ボイルの中がどうなっているかが不確定要素だが、取り付いてしまえば登れそう。
ロープを付けて突入すると、水流は大したことなくほとんど足も付いたので簡単に登れてしまった。

4mCS滝 左のワイドから登る

その先の3mCS滝が今回の核心だろう。
ぱっと見て登る方法は3つある。

一番可能性が高いのが、水流左の窪地に入り込んで水線突破。ただし、窪地に入れるかがちょっと微妙。
次に、中央のワイドを直上。水流のリスクは小さいが、離陸が難しそう。
最後に右壁にかかるスリングを使った人工登攀。

とりあえず、真ん中が登れるか様子を見て、無理なら左をトライするつもりで取り付く。
大岩の被さっている真下に入ると、なんだか縦筋の入った物体が浮いている。

「ウ、ウリ坊だぁ…!」

声にならない悲鳴をあげて、浮いている流木で突っつき、ワイドの真下に入る。
下部はハングしていて、両足を張れるような感じでもないから厳しそうだ。と、思ったら、さっき除けたはずのウリ坊が真横にいる。
一瞬ギョッとするが、もはや構っている余裕はない。クラックに挟まるチョックストーンを使って体を引き上げながら脚を張り、なんとか這い上がった。

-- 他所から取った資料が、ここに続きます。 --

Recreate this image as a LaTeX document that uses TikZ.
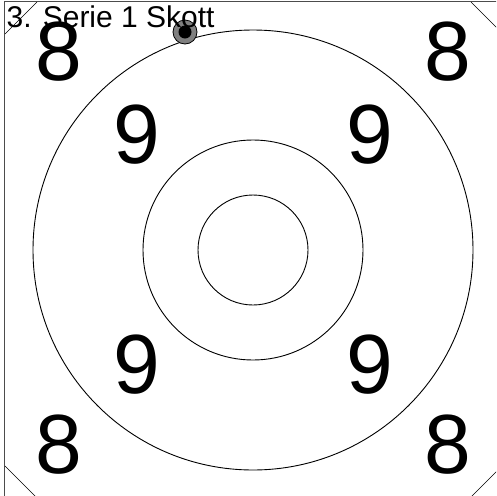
\documentclass[tikz,border=0pt]{standalone}
\usepackage{fontspec}
\setmainfont{Liberation Sans}
\begin{document}
\begin{tikzpicture}[x=1pt,y=-1pt,
  ring/.style={circle,draw=black,line width=0.9pt,inner sep=0pt},
  big/.style={font=\fontsize{84}{84}\selectfont,inner sep=0pt,anchor=center},
  frame/.style={draw=black!70,line width=1pt},
  cut/.style={draw=black,line width=0.6pt}]
\useasboundingbox (0,0) rectangle (496,496);
\clip (0,0) rectangle (496,496);
% frame
\draw[frame] (4.7,1.8) rectangle (501,498);
\coordinate (tl1) at (5,34); \coordinate (tl2) at (37,2);
\coordinate (tr1) at (471,2); \coordinate (tr2) at (501,32);
\coordinate (bl1) at (5,466); \coordinate (bl2) at (37,498);
\coordinate (br1) at (470,498); \coordinate (br2) at (501,467);
\draw[cut] (tl1) -- (tl2);
\draw[cut] (tr1) -- (tr2);
\draw[cut] (bl1) -- (bl2);
\draw[cut] (br1) -- (br2);
% rings
\coordinate (c) at (253,250);
\node[ring,minimum size=440pt] (r8) at (c) {};
\node[ring,minimum size=220pt] (r9) at (c) {};
\node[ring,minimum size=110pt] (r10) at (c) {};
% numbers
\node[big] (n8a) at (59,52) {8};
\node[big] (n8b) at (448,52) {8};
\node[big] (n8c) at (59,445) {8};
\node[big] (n8d) at (448,445) {8};
\node[big] (n9a) at (137,135) {9};
\node[big] (n9b) at (370,135) {9};
\node[big] (n9c) at (137,365) {9};
\node[big] (n9d) at (370,365) {9};
% shot
\node[circle,draw=black,fill=black!50,line width=0.8pt,minimum size=24pt,inner sep=0pt] (shot) at (185,32) {};
\node[circle,fill=black,minimum size=13pt,inner sep=0pt] (shotc) at (185,32) {};
% title
\node[anchor=base west,inner sep=0pt,font=\fontsize{30}{30}\selectfont] (title) at (6.5,27.5) {3. Serie 1 Skott};
\end{tikzpicture}
\end{document}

ちょっと厳しいムーブで上がったので、フォローはアセンディングしてもらう。
フォローもギョッとして、ウリ坊を水流側に押しやったが、反転流に乗って同じ位置に戻ってきてしまった。
どんな経緯で滝壺に留まっているのか私にはわからないが、滝壺の中を漂流する姿に、思わず彷徨う霊魂を想像してしまう。

不慣れなアセンディングをサポートして、ようやく落ち口に辿り着くと、気づけばウリ坊はどこかに消えていた。
不憫なウリ坊は無事成仏した、と勝手に納得して先へ進む。

核心の3mCS滝

この先にも泳いで突破する釜や滝が出てくるが、日差しも届くようになり気持ちに余裕が出てくる。
次第に沢が開けて、広河原へ辿り着いた。

足元をイワナが走る清流と青い空、鮮やかな緑。「死」を連想させる陰惨なゴルジュ内と打って変わり、「生」を象徴する場所に出て、開放感に満たされた。
どうせなら、ここでイワナを釣って、焚き火をしながら夜を明かしたかった。

広河原の清流
下山途中に皇海山が見えた

帰路はニグラ峠を越えて、本流沿いの林道を下った。途中集落跡があり、足尾銅山が稼働していた時代には、この辺りから薪炭を供給するルートがあったらしい。

それにしても、シカやイノシシの死骸や骨を何度も見たが、なぜだろうか。
今回は天気や獣臭も相俟って、少しマイナスな印象を抱く部分もあったが、別の機会であれば、また違った印象を抱くだろう。

見事なチョックストーンやゴルジュ地形と、かすかに残る人々の暮らしの形跡。静寂の中でのダイナミックな遡行は充実の内容だった。